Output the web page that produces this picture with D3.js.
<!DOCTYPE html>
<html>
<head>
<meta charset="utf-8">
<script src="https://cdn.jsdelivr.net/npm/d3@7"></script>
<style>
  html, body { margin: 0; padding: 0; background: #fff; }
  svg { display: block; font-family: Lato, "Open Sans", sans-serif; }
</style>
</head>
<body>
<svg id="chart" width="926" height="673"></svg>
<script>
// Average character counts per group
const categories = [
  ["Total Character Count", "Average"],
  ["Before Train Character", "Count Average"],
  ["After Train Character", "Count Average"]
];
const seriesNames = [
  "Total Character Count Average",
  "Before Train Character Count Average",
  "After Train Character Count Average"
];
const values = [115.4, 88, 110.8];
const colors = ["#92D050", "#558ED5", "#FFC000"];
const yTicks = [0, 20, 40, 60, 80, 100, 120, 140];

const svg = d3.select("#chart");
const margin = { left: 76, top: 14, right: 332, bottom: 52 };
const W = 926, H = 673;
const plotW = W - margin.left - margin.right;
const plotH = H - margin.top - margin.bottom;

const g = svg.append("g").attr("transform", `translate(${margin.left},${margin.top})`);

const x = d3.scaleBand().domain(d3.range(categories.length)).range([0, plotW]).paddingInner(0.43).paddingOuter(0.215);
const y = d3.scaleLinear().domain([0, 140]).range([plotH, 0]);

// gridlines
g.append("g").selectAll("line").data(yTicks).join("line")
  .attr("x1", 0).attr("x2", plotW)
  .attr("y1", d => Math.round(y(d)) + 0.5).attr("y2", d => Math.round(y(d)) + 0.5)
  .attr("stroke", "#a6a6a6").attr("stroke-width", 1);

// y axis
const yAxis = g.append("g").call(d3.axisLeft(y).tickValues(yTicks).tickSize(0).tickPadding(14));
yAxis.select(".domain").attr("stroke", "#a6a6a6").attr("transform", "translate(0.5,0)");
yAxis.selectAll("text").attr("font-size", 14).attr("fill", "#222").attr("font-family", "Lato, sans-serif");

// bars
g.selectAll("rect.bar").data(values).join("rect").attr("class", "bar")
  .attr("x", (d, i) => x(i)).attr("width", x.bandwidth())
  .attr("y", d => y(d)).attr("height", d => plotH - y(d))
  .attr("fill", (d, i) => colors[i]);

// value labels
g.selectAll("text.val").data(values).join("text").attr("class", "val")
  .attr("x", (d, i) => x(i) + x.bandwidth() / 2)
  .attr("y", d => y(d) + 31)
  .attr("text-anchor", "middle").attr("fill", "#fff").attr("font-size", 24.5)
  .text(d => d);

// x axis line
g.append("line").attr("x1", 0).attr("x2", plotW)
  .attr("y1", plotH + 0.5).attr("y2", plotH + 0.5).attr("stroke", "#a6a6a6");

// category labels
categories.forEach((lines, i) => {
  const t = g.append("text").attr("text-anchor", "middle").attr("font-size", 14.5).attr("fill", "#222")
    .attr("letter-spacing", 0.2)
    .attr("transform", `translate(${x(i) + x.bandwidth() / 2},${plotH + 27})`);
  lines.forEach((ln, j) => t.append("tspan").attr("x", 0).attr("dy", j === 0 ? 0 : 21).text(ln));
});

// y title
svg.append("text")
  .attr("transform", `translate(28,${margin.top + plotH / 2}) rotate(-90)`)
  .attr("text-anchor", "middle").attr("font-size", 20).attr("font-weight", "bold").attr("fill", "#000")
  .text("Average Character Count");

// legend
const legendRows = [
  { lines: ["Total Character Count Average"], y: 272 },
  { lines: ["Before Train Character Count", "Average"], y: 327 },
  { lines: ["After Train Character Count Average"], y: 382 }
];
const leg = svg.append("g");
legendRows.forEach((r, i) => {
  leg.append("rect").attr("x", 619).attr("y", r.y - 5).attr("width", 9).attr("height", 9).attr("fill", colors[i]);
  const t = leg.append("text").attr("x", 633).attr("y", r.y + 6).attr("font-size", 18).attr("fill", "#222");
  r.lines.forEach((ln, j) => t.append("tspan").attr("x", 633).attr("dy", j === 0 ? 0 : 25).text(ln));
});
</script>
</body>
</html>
◇ ◇ ◇ ◇
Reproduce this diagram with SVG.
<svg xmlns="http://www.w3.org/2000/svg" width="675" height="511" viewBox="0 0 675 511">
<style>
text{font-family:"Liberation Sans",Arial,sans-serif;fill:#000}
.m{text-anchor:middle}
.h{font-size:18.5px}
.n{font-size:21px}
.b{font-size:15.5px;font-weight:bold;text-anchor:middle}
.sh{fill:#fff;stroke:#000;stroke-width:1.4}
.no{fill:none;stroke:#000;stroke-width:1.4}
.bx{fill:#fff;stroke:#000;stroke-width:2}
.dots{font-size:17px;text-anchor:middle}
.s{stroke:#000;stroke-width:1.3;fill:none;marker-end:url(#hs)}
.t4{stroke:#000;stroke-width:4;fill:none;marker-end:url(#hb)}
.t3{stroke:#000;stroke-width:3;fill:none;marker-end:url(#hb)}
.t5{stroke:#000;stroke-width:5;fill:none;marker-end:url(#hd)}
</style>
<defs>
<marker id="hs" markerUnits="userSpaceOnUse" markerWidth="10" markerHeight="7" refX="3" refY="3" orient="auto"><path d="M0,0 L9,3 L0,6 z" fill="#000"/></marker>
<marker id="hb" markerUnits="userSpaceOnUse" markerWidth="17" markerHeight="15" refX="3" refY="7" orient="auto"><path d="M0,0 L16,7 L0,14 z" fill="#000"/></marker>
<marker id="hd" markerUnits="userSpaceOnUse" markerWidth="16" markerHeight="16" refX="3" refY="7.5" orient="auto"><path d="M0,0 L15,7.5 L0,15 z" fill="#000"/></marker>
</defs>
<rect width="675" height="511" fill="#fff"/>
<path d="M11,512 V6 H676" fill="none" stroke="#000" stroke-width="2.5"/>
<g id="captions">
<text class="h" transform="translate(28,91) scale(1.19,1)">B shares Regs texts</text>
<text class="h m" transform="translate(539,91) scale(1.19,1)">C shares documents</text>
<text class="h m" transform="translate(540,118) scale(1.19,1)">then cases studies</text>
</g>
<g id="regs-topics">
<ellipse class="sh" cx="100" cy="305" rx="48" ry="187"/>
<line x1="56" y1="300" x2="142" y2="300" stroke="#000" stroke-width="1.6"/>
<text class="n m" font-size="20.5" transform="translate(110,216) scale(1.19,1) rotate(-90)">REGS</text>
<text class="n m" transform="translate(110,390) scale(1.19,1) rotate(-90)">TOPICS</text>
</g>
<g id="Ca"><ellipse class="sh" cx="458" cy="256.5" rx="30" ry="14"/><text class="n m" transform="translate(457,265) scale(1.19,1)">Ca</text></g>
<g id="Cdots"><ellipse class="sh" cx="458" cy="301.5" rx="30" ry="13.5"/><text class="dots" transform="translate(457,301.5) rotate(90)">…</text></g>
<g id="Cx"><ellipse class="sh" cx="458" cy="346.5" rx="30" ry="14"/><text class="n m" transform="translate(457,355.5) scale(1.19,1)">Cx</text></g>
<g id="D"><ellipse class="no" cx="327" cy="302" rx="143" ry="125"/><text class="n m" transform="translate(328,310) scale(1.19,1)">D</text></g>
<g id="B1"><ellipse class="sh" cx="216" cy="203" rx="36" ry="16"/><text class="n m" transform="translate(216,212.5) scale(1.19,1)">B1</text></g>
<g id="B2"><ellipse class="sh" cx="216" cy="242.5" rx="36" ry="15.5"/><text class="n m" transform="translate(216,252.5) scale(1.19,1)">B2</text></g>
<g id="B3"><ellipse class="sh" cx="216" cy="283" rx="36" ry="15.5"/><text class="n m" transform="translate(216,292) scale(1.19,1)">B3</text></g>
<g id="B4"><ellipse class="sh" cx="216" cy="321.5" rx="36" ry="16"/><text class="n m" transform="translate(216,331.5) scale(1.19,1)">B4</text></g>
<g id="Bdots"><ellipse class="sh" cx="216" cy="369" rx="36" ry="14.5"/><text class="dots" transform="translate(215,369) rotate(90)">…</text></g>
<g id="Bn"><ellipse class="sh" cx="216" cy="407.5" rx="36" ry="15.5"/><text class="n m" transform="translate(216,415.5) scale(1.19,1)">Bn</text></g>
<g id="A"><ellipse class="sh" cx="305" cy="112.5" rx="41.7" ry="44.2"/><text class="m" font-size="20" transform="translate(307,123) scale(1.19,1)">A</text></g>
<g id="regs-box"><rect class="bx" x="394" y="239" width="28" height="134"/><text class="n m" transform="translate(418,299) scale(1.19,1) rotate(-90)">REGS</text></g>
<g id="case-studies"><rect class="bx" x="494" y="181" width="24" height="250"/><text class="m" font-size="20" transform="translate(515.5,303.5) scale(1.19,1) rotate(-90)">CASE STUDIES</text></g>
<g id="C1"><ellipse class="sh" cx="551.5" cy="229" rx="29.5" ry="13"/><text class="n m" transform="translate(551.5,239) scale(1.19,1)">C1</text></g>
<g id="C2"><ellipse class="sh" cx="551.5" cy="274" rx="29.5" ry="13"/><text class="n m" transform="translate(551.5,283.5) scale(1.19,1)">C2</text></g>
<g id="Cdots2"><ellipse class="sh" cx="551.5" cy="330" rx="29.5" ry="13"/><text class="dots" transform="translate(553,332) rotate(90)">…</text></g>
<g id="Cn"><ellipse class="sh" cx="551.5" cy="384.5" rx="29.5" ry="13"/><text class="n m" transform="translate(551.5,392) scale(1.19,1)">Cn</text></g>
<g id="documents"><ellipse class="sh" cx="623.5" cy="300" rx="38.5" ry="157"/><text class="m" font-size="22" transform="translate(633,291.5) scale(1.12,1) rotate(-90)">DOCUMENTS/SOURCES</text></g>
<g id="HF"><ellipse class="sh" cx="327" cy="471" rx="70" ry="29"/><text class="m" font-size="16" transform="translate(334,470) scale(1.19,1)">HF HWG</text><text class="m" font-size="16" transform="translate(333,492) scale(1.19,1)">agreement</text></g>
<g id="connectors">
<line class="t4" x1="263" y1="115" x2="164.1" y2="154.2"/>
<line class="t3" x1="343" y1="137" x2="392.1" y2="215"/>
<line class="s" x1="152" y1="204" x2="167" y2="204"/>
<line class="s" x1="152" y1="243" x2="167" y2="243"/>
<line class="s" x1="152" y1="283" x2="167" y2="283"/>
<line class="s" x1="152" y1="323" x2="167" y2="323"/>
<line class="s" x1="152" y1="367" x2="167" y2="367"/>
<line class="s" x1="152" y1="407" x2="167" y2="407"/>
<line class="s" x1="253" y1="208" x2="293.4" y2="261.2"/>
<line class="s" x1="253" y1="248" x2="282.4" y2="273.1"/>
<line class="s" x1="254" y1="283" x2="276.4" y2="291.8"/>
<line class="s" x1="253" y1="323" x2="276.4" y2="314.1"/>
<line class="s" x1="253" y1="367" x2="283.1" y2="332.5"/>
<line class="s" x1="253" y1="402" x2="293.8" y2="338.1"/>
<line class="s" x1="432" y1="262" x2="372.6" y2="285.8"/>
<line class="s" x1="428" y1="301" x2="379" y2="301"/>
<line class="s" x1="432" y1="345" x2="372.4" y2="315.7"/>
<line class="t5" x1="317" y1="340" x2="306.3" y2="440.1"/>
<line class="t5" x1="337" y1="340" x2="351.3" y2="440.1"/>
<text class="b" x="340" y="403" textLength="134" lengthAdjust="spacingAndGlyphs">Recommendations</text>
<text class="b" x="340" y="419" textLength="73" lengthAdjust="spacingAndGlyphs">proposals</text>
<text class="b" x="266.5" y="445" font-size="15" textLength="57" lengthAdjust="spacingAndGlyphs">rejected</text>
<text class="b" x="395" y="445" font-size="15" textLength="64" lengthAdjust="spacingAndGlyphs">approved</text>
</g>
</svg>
◇ ◇ ◇ ◇
Look through the material above and print exactly the lines from the one containing "Output the web" to the one containing "const y = d3.scaleLinear().domain([0, 140]).range([plotH, 0]);", both included, and nothing more.

Worked solution:
Output the web page that produces this picture with D3.js.
<!DOCTYPE html>
<html>
<head>
<meta charset="utf-8">
<script src="https://cdn.jsdelivr.net/npm/d3@7"></script>
<style>
  html, body { margin: 0; padding: 0; background: #fff; }
  svg { display: block; font-family: Lato, "Open Sans", sans-serif; }
</style>
</head>
<body>
<svg id="chart" width="926" height="673"></svg>
<script>
// Average character counts per group
const categories = [
  ["Total Character Count", "Average"],
  ["Before Train Character", "Count Average"],
  ["After Train Character", "Count Average"]
];
const seriesNames = [
  "Total Character Count Average",
  "Before Train Character Count Average",
  "After Train Character Count Average"
];
const values = [115.4, 88, 110.8];
const colors = ["#92D050", "#558ED5", "#FFC000"];
const yTicks = [0, 20, 40, 60, 80, 100, 120, 140];

const svg = d3.select("#chart");
const margin = { left: 76, top: 14, right: 332, bottom: 52 };
const W = 926, H = 673;
const plotW = W - margin.left - margin.right;
const plotH = H - margin.top - margin.bottom;

const g = svg.append("g").attr("transform", `translate(${margin.left},${margin.top})`);

const x = d3.scaleBand().domain(d3.range(categories.length)).range([0, plotW]).paddingInner(0.43).paddingOuter(0.215);
const y = d3.scaleLinear().domain([0, 140]).range([plotH, 0]);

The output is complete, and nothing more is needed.